I have seen this question posted on many forums, how do you know you are paying the right price for a website? Is $500 reasonable, is $10,000 too much. Should I use a free tool? Should I be getting lots of quotes? The right price will always depend on your needs and more particularly those of the audience you are targeting.
Before you can determine the right price for professional website building, you need to think about a number of important elements. (If one of those is whether you need it or not, check out this article on the ‘Top reason to have a website’).
Development is not where you start
Businesses have a terrible habit of nose-diving into a project without giving thought to the strategy. It’s a word which scares many or is deemed irrelevant to some, but the truth is it is critical for every business. Without a strategy, you are potentially doing a disservice to your business and wasting money. A website will not work for you if it is not thought through from a marketing perspective first.
Think about your brand positioning and the audiences you want to target. Plan the site around addressing each audience separately.
Your website is the first engagement most people will have with your business, so if you don’t get it right, they will go past. Work with a marketing professional first, don’t go straight to developers. It’s no different to getting a house built; you can’t go straight the carpenter without an approved plan.
What about making sure it looks good?
Don’t fixate on the price or you will lose sight of what you need to achieve. All websites are not created equally. Don’t be fixated on looks either, they are essential, but not everything.
Initially, a website is about providing information to potential and current customers. Then it is about functionality – what could benefit the customers and what your business wants to be able to do online. So before you start thinking about how much, ask yourself what is needed?
Of course, you should explore the designs which suit your business brand and particularly those of your audience (remember the site is for them and not you). You have to decide if a template is practical to work from or if something more tailored is required. The lower the price, the less involvement of any real designers. Remember just wacking your logo on a site, does not mean the branding is automatically correct.
You need to pay for a good designer because templates rarely make your business stand out and often fail to give your brand the edge it deserves.
There are two more absolutely critical things you must consider before you settle on the price in professional website building. Who will be responsible for the content and who will manage the project. Simply, the less you pay the more onus there is on you to handle these critical tasks.
Content matters. There are lots of elements you need to cover on the site and as I said at the start, think about them strategically. Don’t blindly write or copy what others have done. Think about using the right language, which may need to vary on different pages depending on the audience you are targeting.

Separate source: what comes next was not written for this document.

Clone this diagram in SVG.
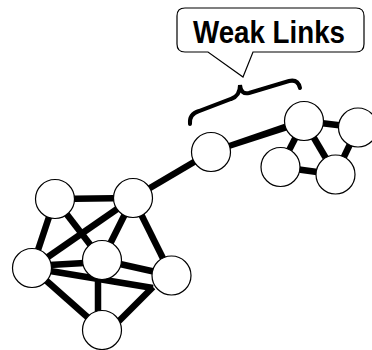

Images and photos fall under the banner of content. Who is providing these and making sure they are sending the right messages about your business?
For a website to really work well for you, content should be something you think about adding regularly. If you go to a site and it looks like the business has not done anything on it in months, it leaves you with a sour taste. If you can’t tend to your own business, how can you help me?
Then there is the account management. Do not underestimate this process. Working with developers means understanding their language, while also pushing them to keep things on brand. Like a building site needs a foreman, your website needs someone who understands the vision and will keep it on track.
Now when you ask the question, how do I know I am paying the right price for a website, consider who is taking care of all the elements I mentioned? Think carefully about this in two ways:
Firstly, is there a value in hiring an expert to guide my site to another level?
Secondly, whatever work you or your staff take on in this project will be taking them away from their core work roles and responsibilities. It very often can create a false economy. Instead of generating new business or fulfilling the needs of current clients, they are doing something you could hire an expert to do.